“All of the witnesses that are in this court room that are going to give evidence in this matter will go outside the court room and will remain there until such time as they are called. And they will not communicate with any witnesses who have given evidence and gone out of the court room.”

One limitation on the principle of an open court is the practice as to exclusion of witnesses. 

No rule of law requires in a trial that the witnesses to be called by one side must all remain out of the court until their turn to give testimony arises. This is purely a matter within the discretion of the court.

Moore v. Lambeth County Court Registrar, [1969] 1 W.L.R. 141.

In criminal cases the trial judge may order any witness, other than the accused, excluded from the court room.
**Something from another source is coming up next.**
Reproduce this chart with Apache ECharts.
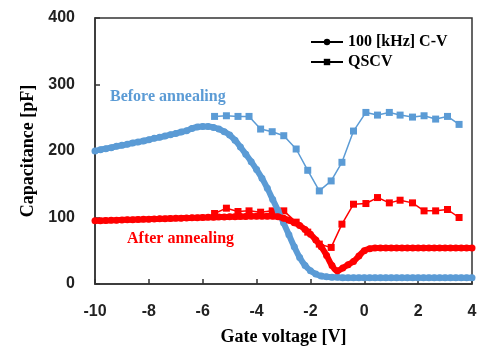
<!DOCTYPE html>
<html>
<head>
<meta charset="utf-8">
<script src="https://cdn.jsdelivr.net/npm/echarts@6/dist/echarts.min.js"></script>
<style>
html, body { margin: 0; padding: 0; background: #fff; }
#chart { width: 482px; height: 351px; }
</style>
</head>
<body>
<div id="chart"></div>
<script>
// gate voltage for the 100 kHz C-V sweep, 0.2 V steps
var cvVoltage = [];
for (var i = 0; i <= 70; i++) cvVoltage.push(+(-10 + i * 0.2).toFixed(1));

var cvBefore = [200, 202, 203.5, 205, 207, 208.5, 210, 212, 213.5, 215,
    217, 219, 220.5, 222.5, 224.5, 226.5, 228.5, 230.5, 234, 236,
    237, 237, 235.5, 233, 229, 224, 216, 206, 195, 184,
    172, 159, 144, 127, 110, 92, 74, 56, 40, 28,
    20, 15, 12, 11, 10, 10, 9.5, 9.5, 9.5, 9.5,
    9.5, 9.5, 9.5, 9.5, 9.5, 9.5, 9.5, 9.5, 9.5, 9.5,
    9.5, 9.5, 9.5, 9.5, 9.5, 9.5, 9.5, 9.5, 9.5, 9.5, 9.5];

var cvAfter = [95, 95.2, 95.5, 95.8, 96, 96.3, 96.6, 96.8, 97, 97.3,
    97.5, 97.8, 98, 98.2, 98.5, 98.7, 99, 99.2, 99.5, 99.7,
    100, 100.2, 100.4, 100.6, 100.8, 101, 101.2, 101.4, 101.6, 101.8,
    102, 102, 102, 102, 101, 99, 96, 92, 88, 82,
    75, 66, 56, 43, 28, 20, 24, 29, 34, 42,
    50, 53, 54, 54, 54, 54, 54, 54, 54, 54,
    54, 54, 54, 54, 54, 54, 54, 54, 54, 54, 54];

// quasi-static C-V points
var qsVoltage = [-5.56, -5.12, -4.69, -4.28, -3.85, -3.42, -2.99, -2.53, -2.1, -1.67, -1.23,
    -0.83, -0.4, 0.06, 0.49, 0.93, 1.33, 1.79, 2.22, 2.65, 3.09, 3.52];
var qsBefore = [252, 253, 252, 252, 233, 229, 223, 203, 171, 140, 155,
    183, 230, 258, 254, 258, 254, 251, 253, 248, 252, 240];
var qsAfter = [106, 114, 109, 110, 108, 110, 110, 93, 78, 60, 55,
    90, 120, 121, 130, 122, 126, 122, 110, 110, 112, 100];

var xTicks = [-10, -8, -6, -4, -2, 0, 2, 4];
var yTicks = [0, 100, 200, 300, 400];

var blue = '#5B9BD5';
var red = '#FF0000';

function pairs(xs, ys) {
    return xs.map(function (x, k) { return [x, ys[k]]; });
}

var myChart = echarts.init(document.getElementById('chart'));

var option = {
    animation: false,
    grid: {
        left: 95,
        right: 10,
        top: 18,
        bottom: 67,
        show: true,
        borderColor: '#333',
        borderWidth: 1.5
    },
    legend: {
        orient: 'vertical',
        left: 305,
        top: 29,
        itemWidth: 32,
        itemHeight: 8,
        itemGap: 4,
        textStyle: {
            fontFamily: 'Liberation Serif',
            fontWeight: 'bold',
            fontSize: 16,
            color: '#000'
        },
        data: ['100 [kHz] C-V', 'QSCV']
    },
    xAxis: {
        type: 'value',
        min: -10,
        max: 4,
        interval: 2,
        splitLine: {show: false},
        axisLine: {onZero: false, lineStyle: {color: '#333', width: 1.5}},
        axisTick: {inside: true, length: 5, lineStyle: {color: '#333', width: 1.5}},
        axisLabel: {
            margin: 20,
            fontFamily: 'Liberation Sans',
            fontWeight: 'bold',
            fontSize: 16,
            color: '#222',
            formatter: function (v) { return xTicks.indexOf(v) >= 0 ? String(v) : ''; }
        },
        name: 'Gate voltage [V]',
        nameLocation: 'middle',
        nameGap: 44,
        nameTextStyle: {
            fontFamily: 'Liberation Serif',
            fontWeight: 'bold',
            fontSize: 18,
            color: '#000'
        }
    },
    yAxis: {
        type: 'value',
        min: 0,
        max: 400,
        interval: 100,
        splitLine: {show: false},
        axisLine: {onZero: false, lineStyle: {color: '#333', width: 1.5}},
        axisTick: {inside: true, length: 5, lineStyle: {color: '#333', width: 1.5}},
        axisLabel: {
            margin: 20,
            fontFamily: 'Liberation Sans',
            fontWeight: 'bold',
            fontSize: 16,
            color: '#222',
            formatter: function (v) { return yTicks.indexOf(v) >= 0 ? String(v) : ''; }
        },
        name: 'Capacitance [pF]',
        nameLocation: 'middle',
        nameGap: 54,
        nameTextStyle: {
            fontFamily: 'Liberation Serif',
            fontWeight: 'bold',
            fontSize: 18,
            color: '#000'
        }
    },
    graphic: [
        {
            type: 'text',
            left: 110,
            top: 89,
            style: {
                text: 'Before annealing',
                fill: blue,
                font: 'bold 16px "Liberation Serif"'
            }
        },
        {
            type: 'text',
            left: 127,
            top: 231,
            style: {
                text: 'After annealing',
                fill: red,
                font: 'bold 16px "Liberation Serif"'
            }
        }
    ],
    series: [
        // black entries only for the legend
        {
            name: '100 [kHz] C-V',
            type: 'line',
            data: [],
            symbol: 'circle',
            symbolSize: 6,
            itemStyle: {color: '#000'},
            lineStyle: {color: '#000', width: 2}
        },
        {
            name: 'QSCV',
            type: 'line',
            data: [],
            symbol: 'rect',
            symbolSize: 7,
            itemStyle: {color: '#000'},
            lineStyle: {color: '#000', width: 2}
        },
        {
            name: 'before C-V',
            type: 'line',
            data: pairs(cvVoltage, cvBefore),
            symbol: 'circle',
            symbolSize: 7,
            showAllSymbol: true,
            smooth: true,
            itemStyle: {color: blue},
            lineStyle: {color: blue, width: 6},
            z: 3
        },
        {
            name: 'after C-V',
            type: 'line',
            data: pairs(cvVoltage, cvAfter),
            symbol: 'circle',
            symbolSize: 7,
            showAllSymbol: true,
            smooth: true,
            itemStyle: {color: red},
            lineStyle: {color: red, width: 6},
            z: 4
        },
        {
            name: 'before QSCV',
            type: 'line',
            data: pairs(qsVoltage, qsBefore),
            symbol: 'rect',
            symbolSize: 7,
            showAllSymbol: true,
            itemStyle: {color: blue},
            lineStyle: {color: blue, width: 1.5},
            z: 2
        },
        {
            name: 'after QSCV',
            type: 'line',
            data: pairs(qsVoltage, qsAfter),
            symbol: 'rect',
            symbolSize: 7,
            showAllSymbol: true,
            itemStyle: {color: red},
            lineStyle: {color: red, width: 1.5},
            z: 2
        }
    ]
};
myChart.setOption(option);
</script>
</body>
</html>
Unless otherwise directed by the judge, such a witness must remain outside the court room until all of the evidence, including that given in rebuttal is completed.

If a witness nevertheless remains in court:

(a) he is not necessarily disqualified, although, in certain circumstances, the trial judge may exclude his evidence;

(b) the weight, if any, to be given to his evidence is for the jury, or for the judge, if there is no jury, to decide.

R. v. Dobberthien, 1974 CanLII 184 (SCC), [1975] 2 SCR 560.

A witness who remains in Court, disobeying an order for their withdrawal, may be cited in contempt.

Prejudice is presumed where a witness has heard a previous witness’ evidence in violation of an exclusion order. When this occurs, a caution to the jury is necessary.

            R v Dobberthein, 1974 CanLII 184 (SCC), [1975] 2 SCR 560 .

The traditional justification for excluding witnesses is the danger that if the hearing of opposing witnesses were permitted, the listening witnesses could ascertain the points of difference between their testimonies and could shape their own testimony to better advantage.

However, beyond the danger of a witness intentionally tailoring her evidence in light of the evidence she has heard, there is the risk that her evidence may be influenced or compromised by the overheard evidence in other ways.  As the Supreme Court of Canada noted in R. v. Dobberthien (Ibid.), “The influence of the overheard evidence may be multifaceted, nuanced, pervasive and difficult to identify and therefore difficult to effectively overcome.”